A winch was already lowering nets of baggage from the cargo lock. We walked over and helped two men unroll the net. Our cases were in it. We scooped them up and started toward the base buildings. They housed some of the fifty permanent staff members; the rest lived under the life dome, further away.

The Sagan’s jet splash had melted the ground and made a brown spot in the ghostly white. We trotted along, my suit chuffing away to fight off the cold. When the first expedition landed here the surface was at 150 degrees Centigrade below zero. The reclamation project has warmed things up, but not much.

We reached the administration building and banged on the lock. In a moment the green light winked on and we cycled through. We came out in a suiting-up room. I popped my helmet pressure and found the air was sweeter than I’d expected; they’re making improvements in the base all the time. We lugged our bags into the next room and found a man behind a counter with a clipboard.

“Your name—oh, Palonski and Bohles. Welcome back. Gluttons for punishment, aren’t you? I see you asked for a Walker again.”

“Better than refueling duty,” I said and he chuckled. Pumping water and ammonia into the Sagan’s tanks is the most boring job imaginable; you watch dials for two hours, spend five minutes switching hoses, and then sit two hours again.

He assigned us bunk numbers and let us go; the families with children would get a complete lecture on safety and a long list of things they couldn’t do.

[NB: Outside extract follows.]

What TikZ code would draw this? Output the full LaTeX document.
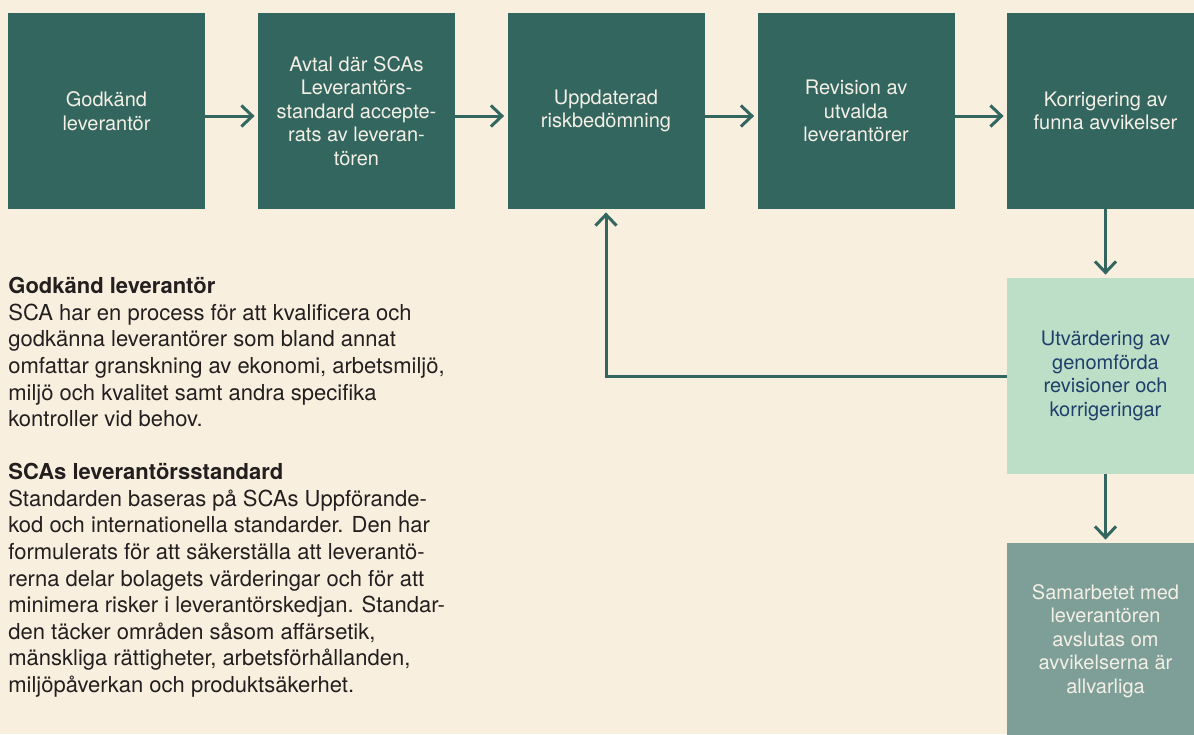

I’d heard the lecture ten times before and could probably give it about as well as he could.

We found our bunks and stowed our gear without wasting any time. We didn’t want the mob to catch up with us. As soon as things were squared away Zak and I beat it across the base and trotted over to the dome lock.

The dome is the whole point of Ganymede, for me. I was out of my suit and putting on tennis shoes almost before the air lock had stopped wheezing. I had to gulp a few times to adjust my inner ear to the dome’s pressure, but that was automatic. Anybody who has been in space learns to do that without thinking—or ends up with lancing ear pains when he forgets. Zak was just as fast, and we went through the door together.